Last week, I posted my hesitancy about the fabric I was contemplating for this Meringue Skirt.  Boy am I glad I went ahead and used the Anna Maria Horner velveteen.  Thanks for the encouragement, Judith.  I have to admit, I adore this fabric.  It is such a gorgeous, bold print and I'm glad I stepped out of my comfort zone to use such a statement fabric.  I cut the front and back pattern pieces using the flat method, so I could line them up to have identical prints coming and going.  The velveteen was very easy to sew.  But I did take extra precautions when pressing so as to not crush the pile of the velveteen and so imprints from the seams would not show through on the right side of the fabric.  The pattern instructions called for the waist and hem facing pieces to be cut using the same fashion fabric.  Because the velveteen fabric has just a little bulk to it, I decided to use poly lining fabric for the facing pieces.  It worked out great because those areas are not bulky at all and the skirt lays nice and flat around the waist and tummy area.  I can't wait to sew up the jacket so I can wear my new outfit.

If you've not tried any of the Colette sewing patterns yet, I encourage you to give them a try.  The instructions are very well written and the sizing is pretty much the same as RTW.


Friday, January 11, 2013

Colette Patterns Meringue Skirt

My Meringue Skirt muslin fit great everywhere except the length.  I decided to add 2 inches to the pattern and now I'm ready to go!  The fabric I decided on (I think) is a velveteen print by Anna Maria Horner.  My only reservation is that it is quite a large, bold print and I usually go for something a bit more reserved.  I will have to pay special attention to the cutting layout since it has a nap and and one way print.  Ugh!!!  IMO, cutting is the most dreaded part of sewing.  The rest is fun.  :)

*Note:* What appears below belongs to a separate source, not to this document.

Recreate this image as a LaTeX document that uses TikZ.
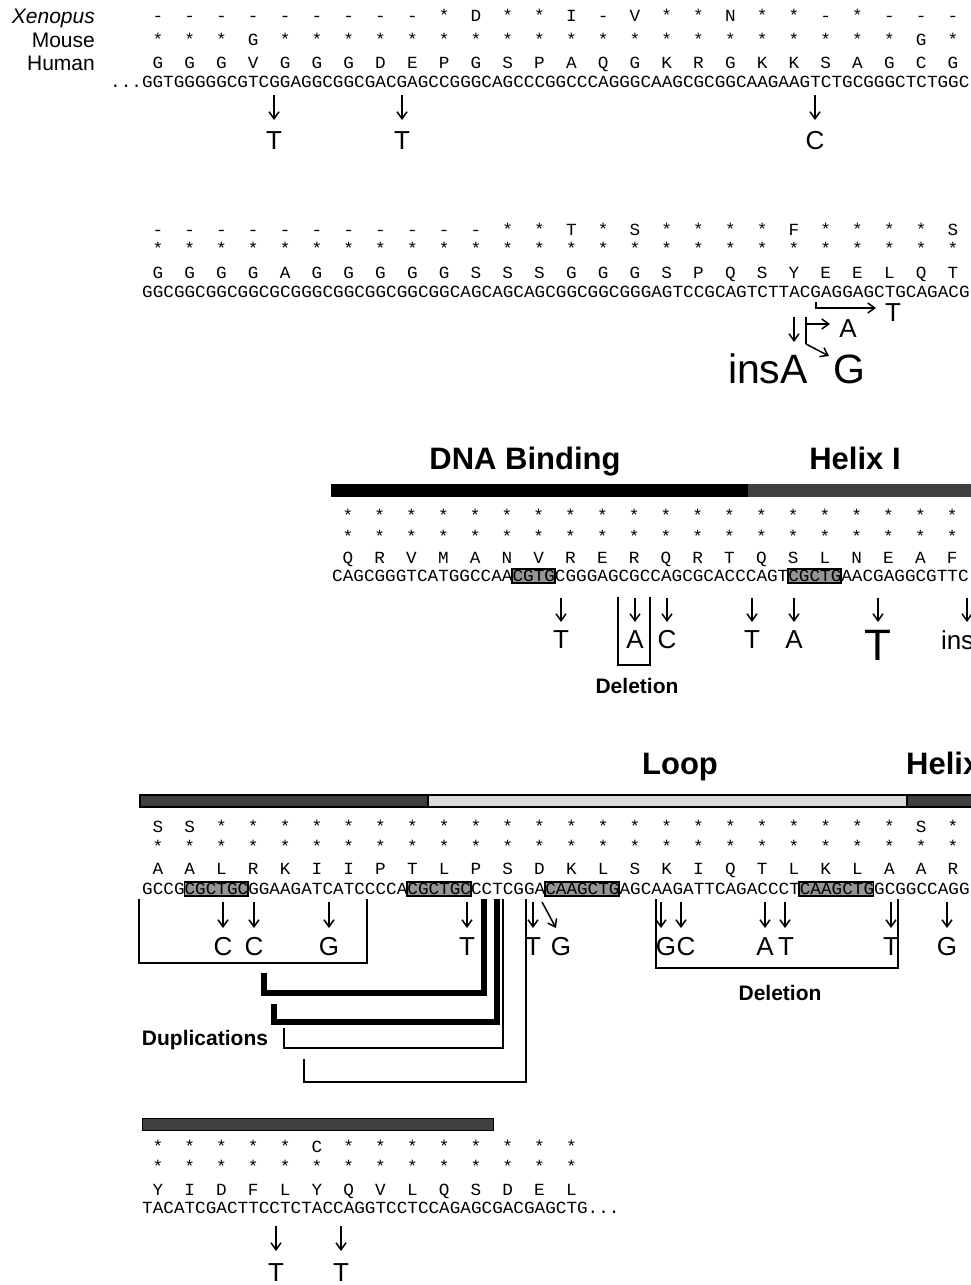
\documentclass[tikz,border=0pt]{standalone}
\usepackage{fontspec}
\setmainfont{Liberation Sans}
\newfontfamily\seqfont[FakeStretch=1.04]{Liberation Mono}
\usetikzlibrary{arrows.meta}
\newcommand\aarow[4]{%
  \foreach \aaL [count=\k from 0] in {#4} {%
    \node[aa] (#1-\k) at ({#2+10.6*(3*\k+1.5)},#3) {\aaL};%
  }}
\newcommand\hlbox[4]{%
  \filldraw[hl] ({#1+10.6*#2},#4-7) rectangle ({#1+10.6*(#3+1)},#4+7);}
\begin{document}
\begin{tikzpicture}[x=1pt,y=-1pt,
  aa/.style={inner sep=0pt,anchor=base,font=\seqfont\fontsize{17}{19}\selectfont},
  dna/.style={inner sep=0pt,anchor=base west,font=\seqfont\fontsize{17}{19}\selectfont},
  sp/.style={inner sep=0pt,anchor=base east,font=\fontsize{21}{24}\selectfont},
  mut/.style={inner sep=0pt,font=\fontsize{26}{30}\selectfont},
  bigmut/.style={inner sep=0pt,font=\fontsize{41}{45}\selectfont},
  region/.style={inner sep=0pt,anchor=base,font=\bfseries\fontsize{31}{35}\selectfont},
  note/.style={inner sep=0pt,anchor=base,font=\bfseries\fontsize{21}{24}\selectfont},
  arr/.style={line width=1.5pt,-{Straight Barb[length=7pt,width=10pt]}},
  thinline/.style={line width=1.4pt},
  dupline/.style={line width=6pt,line join=miter},
  hl/.style={fill=black!42,draw=black,line width=1.8pt},
  helix/.style={fill=black!75},
  loopbar/.style={fill=black!15},
]
\useasboundingbox (0,0) rectangle (971,1285);
\clip (0,0) rectangle (971,1285);

% ---------------- Block 1 ----------------
\node[sp,font=\itshape\fontsize{21}{24}\selectfont] (lx) at (95,23.5) {Xenopus};
\node[sp] (lm) at (95,47.5) {Mouse};
\node[sp] (lh) at (95,70.5) {Human};
\aarow{a1}{142}{21.6}{-,-,-,-,-,-,-,-,-,*,D,*,*,I,-,V,*,*,N,*,*,-,*,-,-,-}
\aarow{b1}{142}{45.6}{*,*,*,G,*,*,*,*,*,*,*,*,*,*,*,*,*,*,*,*,*,*,*,*,G,*}
\aarow{c1}{142}{68.6}{G,G,G,V,G,G,G,D,E,P,G,S,P,A,Q,G,K,R,G,K,K,S,A,G,C,G}
\node[dna] (d1) at (110,87.6) {...GGTGGGGGCGTCGGAGGCGGCGACGAGCCGGGCAGCCCGGCCCAGGGCAAGCGCGGCAAGAAGTCTGCGGGCTCTGGC};
\draw[arr] (274,95) -- (274,120);
\node[mut] (m11) at (274,141) {T};
\draw[arr] (402,95) -- (402,120);
\node[mut] (m12) at (402,141) {T};
\draw[arr] (815,95) -- (815,120);
\node[mut] (m13) at (815,141) {C};

% ---------------- Block 2 ----------------
\aarow{a2}{142}{235.6}{-,-,-,-,-,-,-,-,-,-,-,*,*,T,*,S,*,*,*,*,F,*,*,*,*,S}
\aarow{b2}{142}{254.6}{*,*,*,*,*,*,*,*,*,*,*,*,*,*,*,*,*,*,*,*,*,*,*,*,*,*}
\aarow{c2}{142}{278.6}{G,G,G,G,A,G,G,G,G,G,S,S,S,G,G,G,S,P,Q,S,Y,E,E,L,Q,T}
\node[dna] (d2) at (142,297.6) {GGCGGCGGCGGCGCGGGCGGCGGCGGCGGCAGCAGCAGCGGCGGCGGGAGTCCGCAGTCTTACGAGGAGCTGCAGACG};
\node[mut] (m21) at (893,313) {T};
\draw[arr] (816,302) -- (816,308) -- (876,308);
\draw[arr] (794,317) -- (794,342);
\draw[thinline] (806,317) -- (806,344);
\draw[arr] (806,324) -- (830,324);
\node[mut] (m22) at (848,329) {A};
\draw[arr] (806,344) -- (829,356);
\node[bigmut,anchor=base east] (m23) at (808,383) {insA};
\node[bigmut,anchor=base] (m24) at (849,383) {G};

% ---------------- Block 3 ----------------
\node[region] (t1) at (525,469) {DNA Binding};
\node[region] (t2) at (855,469) {Helix I};
\fill[black] (331,484) rectangle (748,497);
\fill[helix] (748,484) rectangle (972,497);
\aarow{a3}{332}{521.6}{*,*,*,*,*,*,*,*,*,*,*,*,*,*,*,*,*,*,*,*}
\aarow{b3}{332}{542.6}{*,*,*,*,*,*,*,*,*,*,*,*,*,*,*,*,*,*,*,*}
\aarow{c3}{332}{563.6}{Q,R,V,M,A,N,V,R,E,R,Q,R,T,Q,S,L,N,E,A,F}
\hlbox{332}{17}{20}{576}
\hlbox{332}{43}{47}{576}
\node[dna] (d3) at (332,581.6) {CAGCGGGTCATGGCCAACGTGCGGGAGCGCCAGCGCACCCAGTCGCTGAACGAGGCGTTC};
\foreach \xx/\ll [count=\i] in {561/T,635/A,667/C,752/T,794/A,967/insC} {
  \draw[arr] (\xx,598) -- (\xx,622);
  \node[mut] (m3-\i) at (\xx,640) {\ll};
}
\draw[arr] (878,598) -- (878,622);
\node[mut,font=\fontsize{44}{48}\selectfont] (m3big) at (878,645) {T};
\draw[thinline] (618,597) -- (618,665) -- (650,665) -- (650,597);
\node[note] (del1) at (637,693.5) {Deletion};

% ---------------- Block 4 ----------------
\node[region] (t3) at (680,774) {Loop};
\node[region,anchor=base west] (t4) at (906,774) {Helix};
\filldraw[helix,draw=black,line width=1.2pt] (140,795) rectangle (428,807);
\filldraw[loopbar,draw=black,line width=1.2pt] (428,795) rectangle (907,807);
\filldraw[helix,draw=black,line width=1.2pt] (907,795) rectangle (975,807);
\aarow{a4}{142}{832.6}{S,S,*,*,*,*,*,*,*,*,*,*,*,*,*,*,*,*,*,*,*,*,*,*,S,*}
\aarow{b4}{142}{852.6}{*,*,*,*,*,*,*,*,*,*,*,*,*,*,*,*,*,*,*,*,*,*,*,*,*,*}
\aarow{c4}{142}{874.6}{A,A,L,R,K,I,I,P,T,L,P,S,D,K,L,S,K,I,Q,T,L,K,L,A,A,R}
\hlbox{142}{4}{9}{889}
\hlbox{142}{25}{30}{889}
\hlbox{142}{38}{44}{889}
\hlbox{142}{62}{68}{889}
\node[dna] (d4) at (142,894.6) {GCCGCGCTGCGGAAGATCATCCCCACGCTGCCCTCGGACAAGCTGAGCAAGATTCAGACCCTCAAGCTGGCGGCCAGG};
\foreach \xx/\ll [count=\i] in {223/C,254/C,329/G,467/T,533/T,765/A,947/G} {
  \draw[arr] (\xx,902) -- (\xx,928);
  \node[mut] (m4-\i) at (\xx,947) {\ll};
}
\draw[arr] (785,902) -- (785,928);
\node[mut] (m4t) at (786,947) {T};
\draw[arr] (661,902) -- (661,928);
\draw[arr] (681,902) -- (681,928);
\node[mut] (m4g) at (666,947) {G};
\node[mut] (m4c) at (686,947) {C};
\draw[arr] (891,902) -- (891,928);
\node[mut] (m4t2) at (891,947) {T};
\draw[arr] (542,902) -- (556,928);
\node[mut] (m4g2) at (561,947) {G};
\draw[thinline] (139,899) -- (139,963) -- (367,963) -- (367,899);
\draw[thinline] (656,899) -- (656,968) -- (898,968) -- (898,899);
\node[note] (del2) at (780,1000.5) {Deletion};
\draw[dupline] (264,973) -- (264,993) -- (484,993) -- (484,899);
\draw[dupline] (274,1004) -- (274,1022) -- (497,1022) -- (497,899);
\draw[thinline] (284,1028) -- (284,1048) -- (503,1048) -- (503,899);
\draw[thinline] (304,1059) -- (304,1082) -- (526,1082) -- (526,899);
\node[note] (dup) at (205,1045.5) {Duplications};

% ---------------- Block 5 ----------------
\filldraw[helix,draw=black,line width=1pt] (142,1118) rectangle (493,1130);
\aarow{a5}{142}{1152.6}{*,*,*,*,*,C,*,*,*,*,*,*,*,*}
\aarow{b5}{142}{1172.6}{*,*,*,*,*,*,*,*,*,*,*,*,*,*}
\aarow{c5}{142}{1195.6}{Y,I,D,F,L,Y,Q,V,L,Q,S,D,E,L}
\node[dna] (d5) at (142,1213.6) {TACATCGACTTCCTCTACCAGGTCCTCCAGAGCGACGAGCTG...};
\draw[arr] (276,1226) -- (276,1251);
\node[mut] (m51) at (276,1273) {T};
\draw[arr] (341,1226) -- (341,1251);
\node[mut] (m52) at (341,1273) {T};
\end{tikzpicture}
\end{document}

I would welcome any and all comments on your experience sewing with velvet or velveteen and/or bold prints.  It is with a bit of trepidation that I move forward with this fabric decision.  Thank you for any pointers you wish to share.


Saturday, January 5, 2013

Another Diapers to Go Baby Gift

Front view
Here's yet another version of this go-to-baby-gift pattern.  I've reviewed it a number of times, so I won't bore you with another review, but I did want to share photos of this most recent version.  It is a gift for my daughter's friend.  She had a little boy several months ago, yes, several moths ago.  Okay, better late than never.  LOL

Side view (filled with diapers and wipes)
If the fabric looks familiar, it is because I used leftover's from this post.

Revised closure
The only thing I changed on the pattern was the closure, which I revised with the version that I made last June.